Saturday, 12 September 2015

Cypriot kolokasi seeks PDO

After the recent success of halloumi, that was given a coveted status of Protected Designation of Origin (PDO) product, another application has been filed to the EU. This time for kolokasi, otherwise known as Cyprus taro (Colocasia esculenta), a starchy root vegetable, which is usually stewed in a tomato sauce.
The plant is thought to be native to Southern India and Southeast Asia and, apparently, kolokasi was brought to Cyprus by the Romans, who used it in much the same way the potato is today, but who would cook it in sauce of pepper, cumin, rue, vinegar, oil and liquamen (or garum).
Kolokasi is undoubtedly a traditional product of Cyprus as historical references of its presence in Cyprus exists since the 12th century, but Cyprus was part of the Roman Empire too, which might mean the produce was grown on Cyprus since Roman times.
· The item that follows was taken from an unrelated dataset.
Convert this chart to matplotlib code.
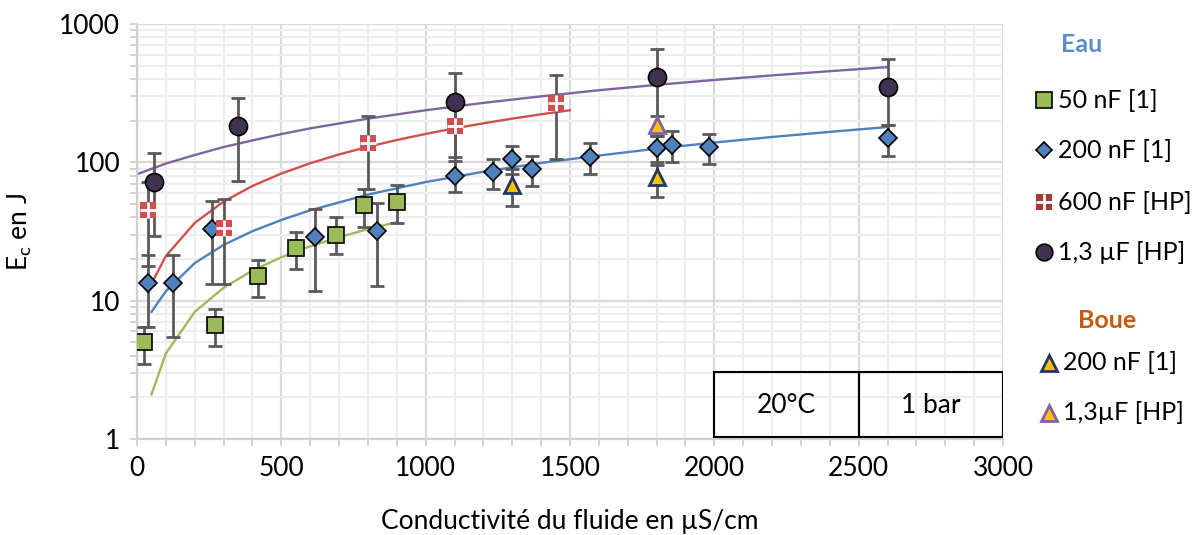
import matplotlib
matplotlib.use('Agg')
import matplotlib.pyplot as plt
from matplotlib.lines import Line2D
from matplotlib.patches import Rectangle
from matplotlib.ticker import FixedLocator, NullFormatter
import numpy as np

plt.rcParams['font.family'] = ['Lato', 'DejaVu Sans']
plt.rcParams['mathtext.default'] = 'regular'

# Measured points, "Eau"
green_x = [25, 270, 420, 550, 690, 785, 900]
green_y = [5.0, 6.7, 15.1, 24, 30, 49, 52]
green_lo = [3.5, 4.7, 10.6, 17, 21.8, 34, 36.5]
green_hi = [6.5, 8.7, 19.7, 31.4, 40, 64, 68.7]

blue_x = [37, 125, 260, 615, 832, 1100, 1233, 1300, 1367, 1570, 1800, 1852, 1980, 2600]
blue_y = [13.4, 13.5, 32.8, 29, 32, 80, 85.7, 106, 89, 109, 126, 134, 129, 150]
blue_lo = [6.45, 5.45, 13.1, 11.8, 12.8, 61, 64.5, 82, 67, 82, 96, 101, 97, 111]
blue_hi = [21.4, 21.4, 52.6, 46, 51, 102, 106, 132, 111, 138, 156, 169, 160, 186]

red_x = [37, 300, 800, 1100, 1450]
red_y = [45, 33.7, 138, 184, 268]
red_lo = [17.8, 13.3, 64, 80, 106]
red_hi = [72, 54, 216, 290, 429]

purple_x = [60, 350, 1100, 1800, 2600]
purple_y = [72, 183, 275, 415, 351]
purple_lo = [29.4, 73, 110, 165, 186]
purple_hi = [117, 292, 441, 657, 560]
purple_xerr_last = 20

# Measured points, "Boue"
boue200_x = [1300, 1800]
boue200_y = [68.7, 78.8]
boue200_lo = [48.5, 56.5]
boue200_hi = [89, 101]

boue13_x = [1800]
boue13_y = [185]
boue13_lo = [155]
boue13_hi = [215]

# Model curves
green_line_x = [50, 100, 200, 300, 400, 500, 600, 700, 800, 900]
green_line_y = [2.1, 4.15, 8.3, 12.4, 16.5, 20.6, 24.7, 28.8, 32.9, 37]
blue_line_x = [50, 100, 200, 300, 400, 500, 600, 800, 1000, 1200, 1400, 1600, 1800, 2000, 2200, 2400, 2600]
blue_line_y = [8.3, 11.7, 18.7, 25.3, 31.8, 38.3, 45, 58.5, 72, 85.5, 99, 112, 125.5, 139, 152.5, 166, 180]
red_line_x = [50, 100, 200, 300, 400, 500, 600, 700, 800, 900, 1000, 1100, 1200, 1300, 1400, 1500]
red_line_y = [13.3, 21, 36.5, 52, 67.5, 83, 98.5, 114, 129.5, 145, 160.5, 176, 191.5, 207, 222.5, 238]
purple_line_x = [0, 100, 200, 300, 400, 500, 600, 800, 1000, 1200, 1400, 1600, 1800, 2000, 2200, 2400, 2600]
purple_line_y = [82, 98, 113, 129, 144, 160, 176, 207, 238, 269, 300, 332, 363, 394, 425, 456, 488]

GREEN = '#9bbb59'
BLUE = '#4f81bd'
RED = '#d0504d'
PURPLE = '#8064a2'
DARKPURPLE = '#403151'
YELLOW = '#ffc000'
ERR = '#595959'

fig = plt.figure(figsize=(12.03, 5.35), dpi=100)
ax = fig.add_axes([137 / 1203, 1 - 439 / 535, 866 / 1203, 415 / 535])

ax.set_yscale('log')
ax.set_xlim(0, 3000)
ax.set_ylim(1, 1000)

# grid
ax.xaxis.set_major_locator(FixedLocator(np.arange(0, 3001, 500)))
ax.xaxis.set_minor_locator(FixedLocator(np.arange(0, 3001, 100)))
ax.grid(True, which='major', color='#d9d9d9', linewidth=1.6, zorder=0)
ax.grid(True, which='minor', color='#eeeeee', linewidth=1.6, zorder=0)
ax.set_axisbelow(True)
for s in ['top', 'right']:
    ax.spines[s].set_visible(False)
for s in ['left', 'bottom']:
    ax.spines[s].set_color('#d0d0d0')
    ax.spines[s].set_linewidth(1.6)
ax.tick_params(which='both', direction='out', color='#d0d0d0', width=1.3, length=5)
ax.tick_params(which='major', labelsize=19, pad=7)
ax.yaxis.set_minor_formatter(NullFormatter())
ax.set_yticks([1, 10, 100, 1000])
ax.set_yticklabels(['1', '10', '100', '1000'])

# model lines
ax.plot(green_line_x, green_line_y, color=GREEN, lw=1.7, zorder=2)
ax.plot(blue_line_x, blue_line_y, color=BLUE, lw=1.7, zorder=2)
ax.plot(red_line_x, red_line_y, color=RED, lw=1.7, zorder=2)
ax.plot(purple_line_x, purple_line_y, color=PURPLE, lw=1.7, zorder=2)

def err(y, lo, hi):
    y = np.array(y)
    return [y - np.array(lo), np.array(hi) - y]

eb = dict(fmt='none', ecolor=ERR, elinewidth=2, capsize=5, capthick=2, zorder=3)
ax.errorbar(green_x, green_y, yerr=err(green_y, green_lo, green_hi), **eb)
ax.errorbar(blue_x, blue_y, yerr=err(blue_y, blue_lo, blue_hi), **eb)
ax.errorbar(red_x, red_y, yerr=err(red_y, red_lo, red_hi), **eb)
ax.errorbar(purple_x, purple_y, yerr=err(purple_y, purple_lo, purple_hi), **eb)
ax.errorbar(purple_x[-1:], purple_y[-1:], xerr=purple_xerr_last, **eb)
ax.errorbar(boue200_x, boue200_y, yerr=err(boue200_y, boue200_lo, boue200_hi), **eb)
ax.errorbar(boue13_x, boue13_y, yerr=err(boue13_y, boue13_lo, boue13_hi), **eb)

# markers
ax.plot(green_x, green_y, 's', ms=12, mfc=GREEN, mec='black', mew=1.2, zorder=5)
ax.plot(blue_x, blue_y, 'D', ms=9, mfc=BLUE, mec='black', mew=1.2, zorder=5)
ax.plot(red_x, red_y, 's', ms=11, mfc=RED, mec=RED, mew=0, zorder=5)
ax.plot(red_x, red_y, '+', ms=11, mec='white', mew=2, zorder=6)
ax.plot(purple_x, purple_y, 'o', ms=13, mfc=DARKPURPLE, mec='black', mew=1.2, zorder=5)
ax.plot(boue200_x, boue200_y, '^', ms=12, mfc=YELLOW, mec='#1f3864', mew=2, zorder=7)
ax.plot(boue13_x, boue13_y, '^', ms=12, mfc=YELLOW, mec=PURPLE, mew=2, zorder=7)

# conditions box
ax.add_patch(Rectangle((2000, 1.03), 500, 2.0, fill=False, ec='black', lw=1.5, zorder=8))
ax.add_patch(Rectangle((2500, 1.03), 500, 2.0, fill=False, ec='black', lw=1.5, zorder=8))
ax.text(2250, 1.75, '20°C', ha='center', va='center', fontsize=19, zorder=9)
ax.text(2750, 1.75, '1 bar', ha='center', va='center', fontsize=19, zorder=9)

ax.set_xlabel('Conductivité du fluide en µS/cm', fontsize=19)
ax.set_ylabel('E$_{c}$ en J', fontsize=19)
ax.xaxis.set_label_coords(0.5, -82 / 415)
ax.yaxis.set_label_coords(-117 / 866, 0.5)
ax.xaxis.label.set_va('center')
ax.yaxis.label.set_va('center')

# side legend
def fx(px):
    return px / 1203

def fy(py):
    return 1 - py / 535

fig.text(fx(1082), fy(45), 'Eau', color='#5b8ed0', fontsize=18, fontweight='bold', ha='center', va='center')
fig.text(fx(1107), fy(320), 'Boue', color='#c55a11', fontsize=18, fontweight='bold', ha='center', va='center')

items = [
    (1044, 100, dict(marker='s', ms=12, mfc=GREEN, mec='black', mew=1.2), '50 nF [1]', 1058),
    (1044, 150, dict(marker='D', ms=8, mfc=BLUE, mec='black', mew=1.2), '200 nF [1]', 1058),
    (1044, 202, dict(marker='s', ms=12, mfc='#a33a37', mec='#a33a37', mew=0), '600 nF [HP]', 1058),
    (1044, 252, dict(marker='o', ms=12, mfc=DARKPURPLE, mec='black', mew=1.2), '1,3 µF [HP]', 1058),
    (1049, 363, dict(marker='^', ms=11, mfc=YELLOW, mec='#1f3864', mew=2), '200 nF [1]', 1063),
    (1049, 413, dict(marker='^', ms=11, mfc=YELLOW, mec=PURPLE, mew=2), '1,3µF [HP]', 1063),
]
for px, py, style, label, tx in items:
    fig.add_artist(Line2D([fx(px)], [fy(py)], transform=fig.transFigure, **style))
    fig.text(fx(tx), fy(py), label, fontsize=18, ha='left', va='center')
fig.add_artist(Line2D([fx(1044)], [fy(202)], transform=fig.transFigure,
                      marker='+', ms=12, mec='white', mew=2))

fig.savefig('out.png', dpi=100)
On Cyprus, 85 per cent of taro is produced on fields around the eastern town of Sotira.
It is hoped by Cypriot officials that the application can become an effective tool to promote the produce and thus enhance the local agricultural and gastronomical economy.

However, it should be remembered that kolokasi is essentially poisonous and should be shoaked overnight in cold water to remove the calcium oxalate, which contributes to kidney stones.